# [Aim]
Below are records; please write out exactly the lines from the first line through the line containing "(0,0) rectangle (1082,626);", with no pictures.
---------- Material for this task
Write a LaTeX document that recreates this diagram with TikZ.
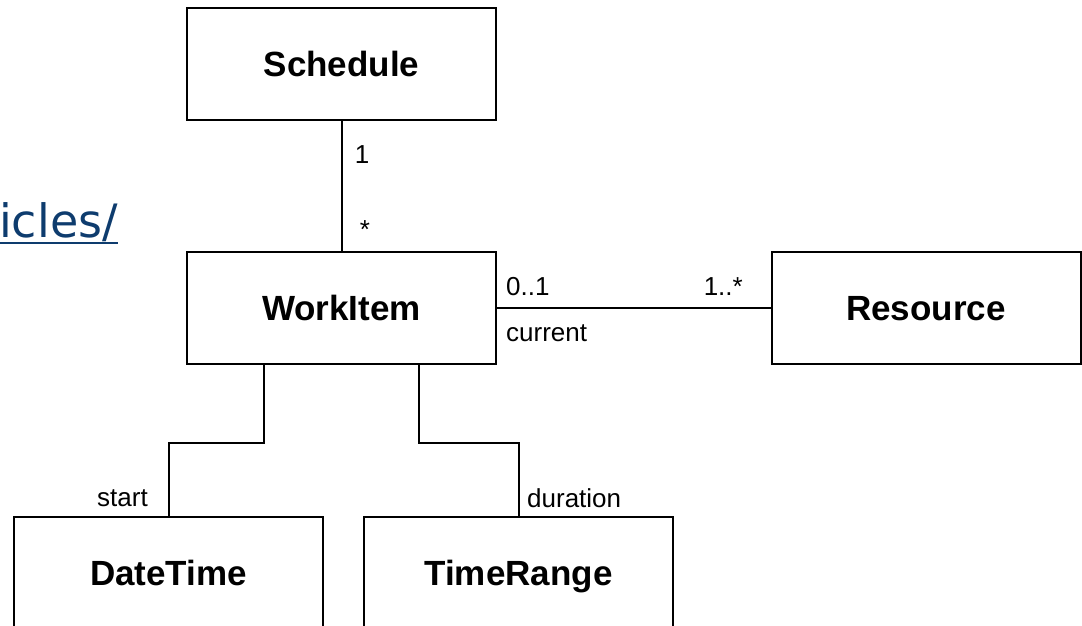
\documentclass[tikz,border=0pt]{standalone}
\usepackage{fontspec}
\setmainfont{Liberation Sans}
\newfontfamily\linkfont{DejaVu Sans}
\usetikzlibrary{calc}
\definecolor{linkblue}{HTML}{0E3C6E}

\tikzset{
  umlclass/.style={draw, line width=2pt, minimum width=309pt, minimum height=112pt,
    inner sep=0pt, text depth=0pt, font=\fontsize{35}{40}\selectfont\bfseries},
  role/.style={inner sep=0pt, font=\fontsize{26}{30}\selectfont},
  assoc/.style={line width=2pt},
}

\begin{document}
\begin{tikzpicture}[x=1pt, y=-1pt]
    \useasboundingbox (0,0) rectangle (1082,626);

    % partial link text on the left
    \node[anchor=base west, inner sep=0pt, text=linkblue, font=\linkfont\fontsize{46}{50}\selectfont] (link) at (-1,237) {icles/};
    \draw[linkblue, line width=2pt] ([yshift=-6pt]link.base west) -- ([yshift=-6pt]link.base east);

    % classes
    \node[umlclass] (schedule) at (341.5,64) {Schedule};
    \node[umlclass] (workitem) at (341.5,308) {WorkItem};
    \node[umlclass] (resource) at (926,308) {Resource};
    \node[umlclass] (datetime) at (168.5,572.5) {DateTime};
    \node[umlclass] (timerange) at (518.5,572.5) {TimeRange};

    % associations
    \draw[assoc] (schedule.south) -- (workitem.north);
    \draw[assoc] (workitem.east) -- (resource.west);
    \coordinate (wl) at ($(workitem.south west)!0.25!(workitem.south east)$);
    \coordinate (wr) at ($(workitem.south west)!0.75!(workitem.south east)$);
    \draw[assoc] (wl) -- ++(0,78) -| (datetime.north);
    \draw[assoc] (wr) -- ++(0,78) -| (timerange.north);

    % multiplicities and roles
    \node[role] (m1) at (362,155) {1};
    \node[role] (m2) at (365,230) {*};
    \node[role, anchor=west] (m3) at (506,287) {0..1};
    \node[role, anchor=east] (m4) at (743,287) {1..*};
    \node[role, anchor=west] (rcur) at (506,333) {current};
    \node[role, anchor=east] (rstart) at (148,498) {start};
    \node[role, anchor=west] (rdur) at (527,498) {duration};
\end{tikzpicture}
\end{document}
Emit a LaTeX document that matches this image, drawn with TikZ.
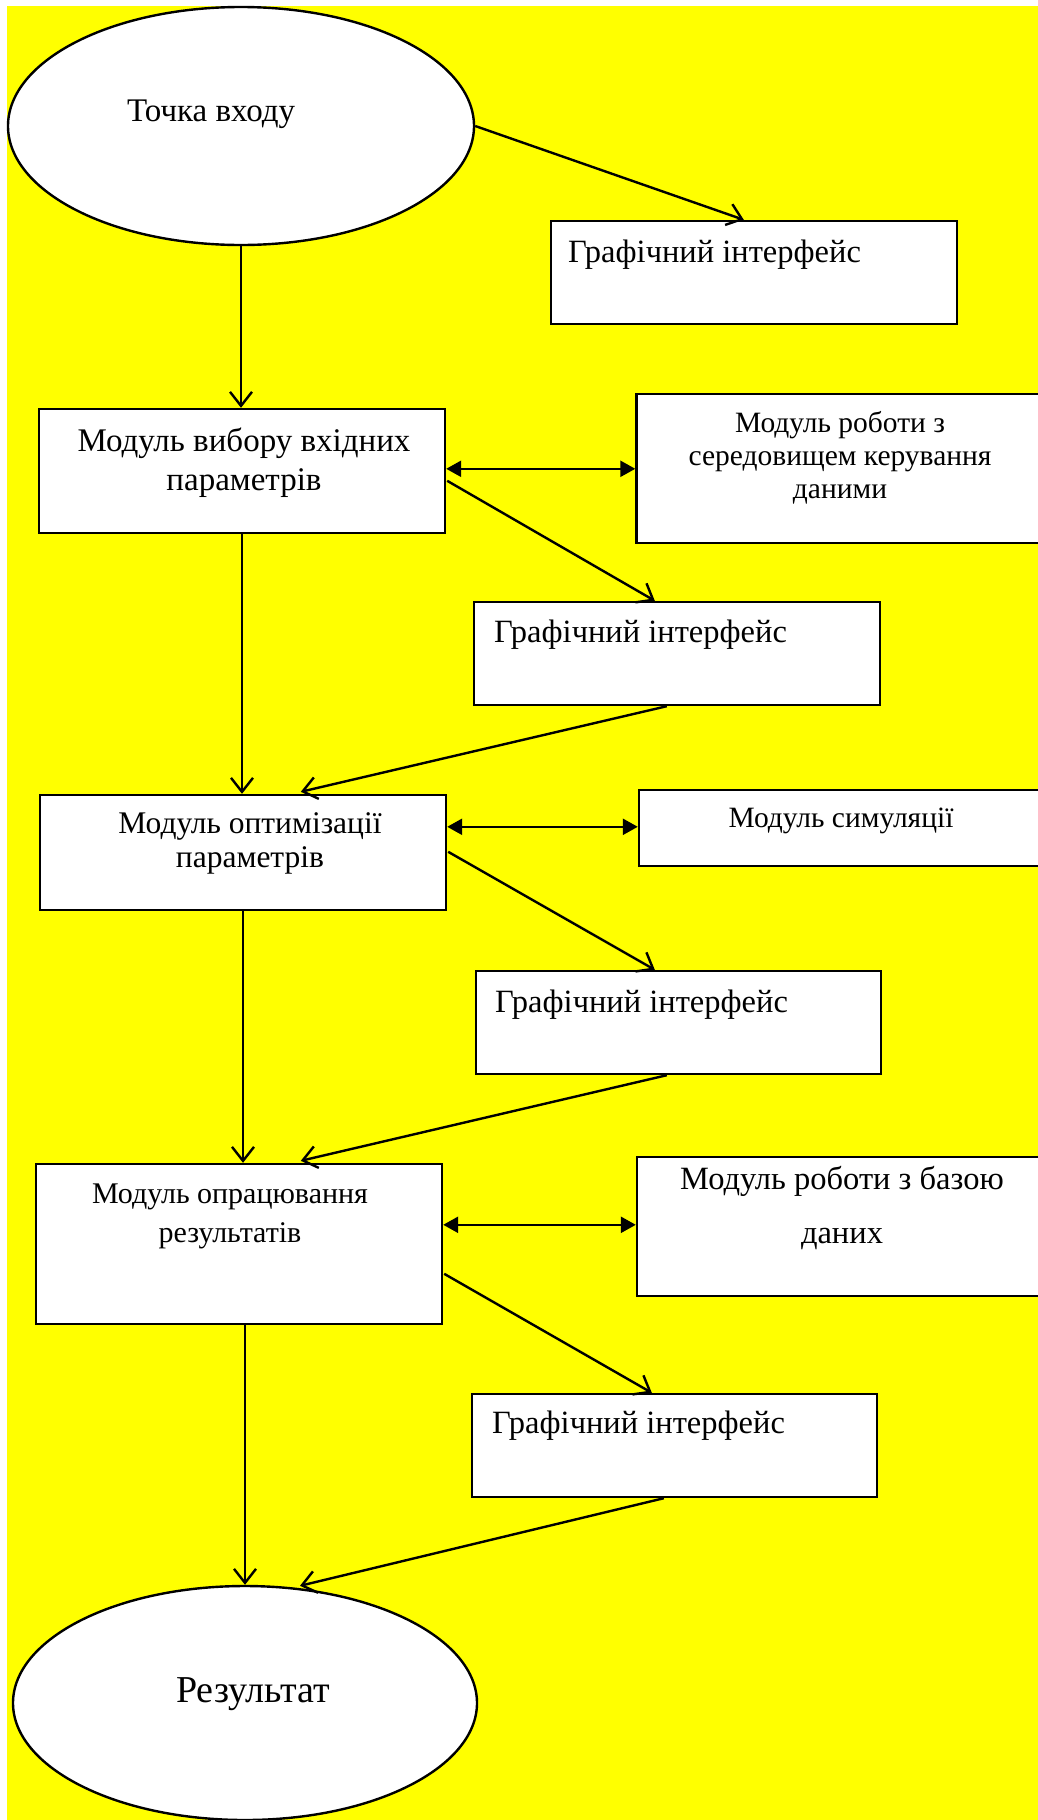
\documentclass[tikz,border=0pt]{standalone}
\usepackage{fontspec}
\setmainfont{Liberation Serif}
\usetikzlibrary{shapes.geometric,arrows.meta,calc}
\definecolor{bgyellow}{RGB}{255,255,0}
\begin{document}
\begin{tikzpicture}[x=1pt,y=-1pt,
  box/.style={draw, fill=white, line width=2.4pt, rectangle, inner sep=0pt},
  oval/.style={draw, fill=white, line width=2.4pt, ellipse, inner sep=0pt},
  lbl/.style={inner sep=0pt, align=center},
  conn/.style={line width=2.4pt, -{Straight Barb[length=14pt,width=22pt]}},
  both/.style={line width=2.4pt, {Triangle[length=15pt,width=16pt]}-{Triangle[length=15pt,width=16pt]}}
]
\useasboundingbox (0,0) rectangle (1038,1820);
\fill[bgyellow] (7,6) rectangle (1038,1820);

% shapes
\node[oval, minimum width=466pt, minimum height=238pt] (start) at (241,126) {};
\node[box, minimum width=406pt, minimum height=103pt] (g1) at (754,272.5) {};
\node[box, minimum width=406pt, minimum height=124pt] (m1) at (242,471) {};
\node[box, minimum width=409pt, minimum height=149pt] (db1) at (841,468.5) {};
\node[box, minimum width=406pt, minimum height=103pt] (g2) at (677,653.5) {};
\node[box, minimum width=406pt, minimum height=115pt] (m2) at (243,852.5) {};
\node[box, minimum width=406pt, minimum height=76pt] (sim) at (842,828) {};
\node[box, minimum width=405pt, minimum height=103pt] (g3) at (678.5,1022.5) {};
\node[box, minimum width=406pt, minimum height=160pt] (m3) at (239,1244) {};
\node[box, minimum width=408pt, minimum height=139pt] (db2) at (841,1226.5) {};
\node[box, minimum width=405pt, minimum height=103pt] (g4) at (674.5,1445.5) {};
\node[oval, minimum width=464pt, minimum height=234pt] (res) at (245,1703) {};

% texts (anchor base = baseline of last line)
\node[lbl, anchor=base west, font=\fontsize{33}{38}\selectfont] (tstart) at (127,121) {Точка входу};
\node[lbl, anchor=base west, font=\fontsize{32.5}{37}\selectfont] (tg1) at (568,262) {Графічний інтерфейс};
\node[lbl, anchor=base, font=\fontsize{33}{39}\selectfont] (tm1) at (244,490) {Модуль вибору вхідних\\параметрів};
\node[lbl, anchor=base, font=\fontsize{29.5}{33}\selectfont] (tdb1) at (840,498) {Модуль роботи з\\середовищем керування\\даними};
\node[lbl, anchor=base west, font=\fontsize{32.5}{37}\selectfont] (tg2) at (494,642) {Графічний інтерфейс};
\node[lbl, anchor=base, font=\fontsize{31.5}{34}\selectfont] (tm2) at (250,867) {Модуль оптимізації\\параметрів};
\node[lbl, anchor=base, font=\fontsize{29.5}{33}\selectfont] (tsim) at (841,827) {Модуль симуляції};
\node[lbl, anchor=base west, font=\fontsize{32.5}{37}\selectfont] (tg3) at (495,1012) {Графічний інтерфейс};
\node[lbl, anchor=base, font=\fontsize{30}{39}\selectfont] (tm3) at (230,1242) {Модуль опрацювання\\результатів};
\node[lbl, anchor=base, font=\fontsize{32.5}{54}\selectfont] (tdb2) at (842,1243) {Модуль роботи з базою\\даних};
\node[lbl, anchor=base west, font=\fontsize{32.5}{37}\selectfont] (tg4) at (492,1433) {Графічний інтерфейс};
\node[lbl, anchor=base, font=\fontsize{38}{44}\selectfont] (tres) at (253,1702) {Результат};

% anchor points for side connectors
\coordinate (a1) at ($(m1.north east)+(0,61)$);
\coordinate (a2) at ($(m2.north east)+(0,33)$);
\coordinate (a3) at ($(m3.north east)+(0,62)$);

% connectors
\draw[conn] (start.east) -- ($(g1.north west)+(194,0)$);
\draw[conn] (start.south) -- (start.south |- m1.north);
\draw[both] (a1) -- (a1 -| db1.west);
\draw[conn] ($(m1.north east)+(1,73)$) -- ($(g2.north west)+(182,0)$);
\draw[conn] (m1.south) -- (m1.south |- m2.north);
\draw[conn] ($(g2.south west)+(194,0)$) -- ($(m2.north west)+(262,-2)$);
\draw[both] (a2) -- (a2 -| sim.west);
\draw[conn] ($(m2.north east)+(1,58)$) -- ($(g3.north west)+(180,0)$);
\draw[conn] (m2.south) -- (m2.south |- m3.north);
\draw[conn] ($(g3.south west)+(192,0)$) -- ($(m3.north west)+(266,-2)$);
\draw[both] (a3) -- (a3 -| db2.west);
\draw[conn] ($(m3.north east)+(1,111)$) -- ($(g4.north west)+(181,0)$);
\draw[conn] (res.north |- m3.south) -- (res.north);
\draw[conn] ($(g4.south west)+(193,0)$) -- ($(res.north)+(55,1)$);
\end{tikzpicture}
\end{document}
--------------------
# [Reply to the task]
Write a LaTeX document that recreates this diagram with TikZ.
\documentclass[tikz,border=0pt]{standalone}
\usepackage{fontspec}
\setmainfont{Liberation Sans}
\newfontfamily\linkfont{DejaVu Sans}
\usetikzlibrary{calc}
\definecolor{linkblue}{HTML}{0E3C6E}

\tikzset{
  umlclass/.style={draw, line width=2pt, minimum width=309pt, minimum height=112pt,
    inner sep=0pt, text depth=0pt, font=\fontsize{35}{40}\selectfont\bfseries},
  role/.style={inner sep=0pt, font=\fontsize{26}{30}\selectfont},
  assoc/.style={line width=2pt},
}

\begin{document}
\begin{tikzpicture}[x=1pt, y=-1pt]
    \useasboundingbox (0,0) rectangle (1082,626);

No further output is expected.